Emerging nanodevices, such as carbon nanotubes, have been recognized as very promising for future technology scaling. A recent innovation has enabled the fabrication of nanotube-based non-volatile random-access memory (NRAM) that has the promise to become a universal memory. NRAMs are suitable for both standalone and embedded memory applications and are fabricated using traditional lithography-compatible manufacturing processes. An NRAM is considerably faster and denser than DRAM, has much lower power consumption than DRAM or flash, has similar speed to SRAM and is highly resistant to environmental forces (temperature, magnetism).
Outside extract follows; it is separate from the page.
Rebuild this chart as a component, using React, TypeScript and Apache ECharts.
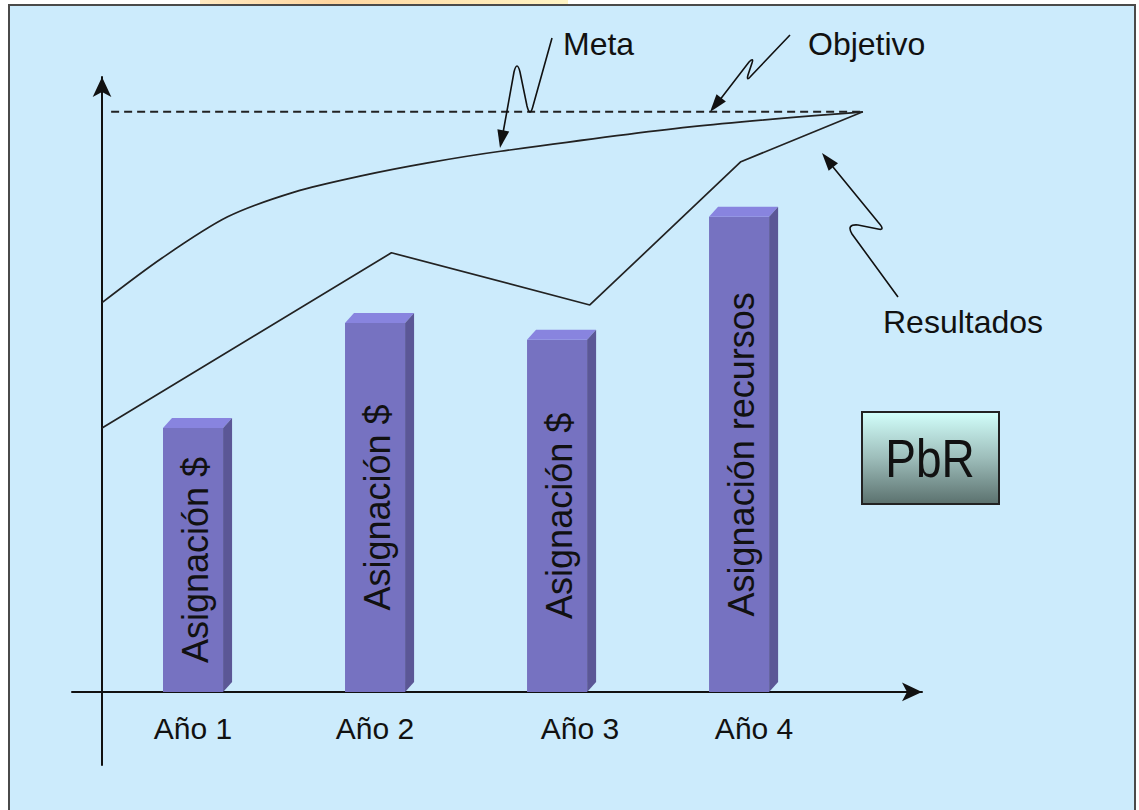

The aim of this project is to explore an NRAM-based class of programmable computer architectures, known as a field-programmable gate array (FPGA) family. Initial work in the PI's group on such FPGAs has shown the feasibility of increasing the logic density by over an order of magnitude compared to traditional FPGAs, using the novel concept of fine-grain temporal logic folding, which makes cycle-by-cycle dynamic reconfiguration feasible.

The objectives of this project include design space exploration of the NRAM-based FPGA space using a parameterized technology mapping and temporal logic folding tool that takes a mixed register-transfer/gate level description of a circuit and maps it to an NRAM-based FPGA family instance. The research will also explore the applicability of such FPGAs to computation-unit integrated memories for memory-intensive multimedia applications.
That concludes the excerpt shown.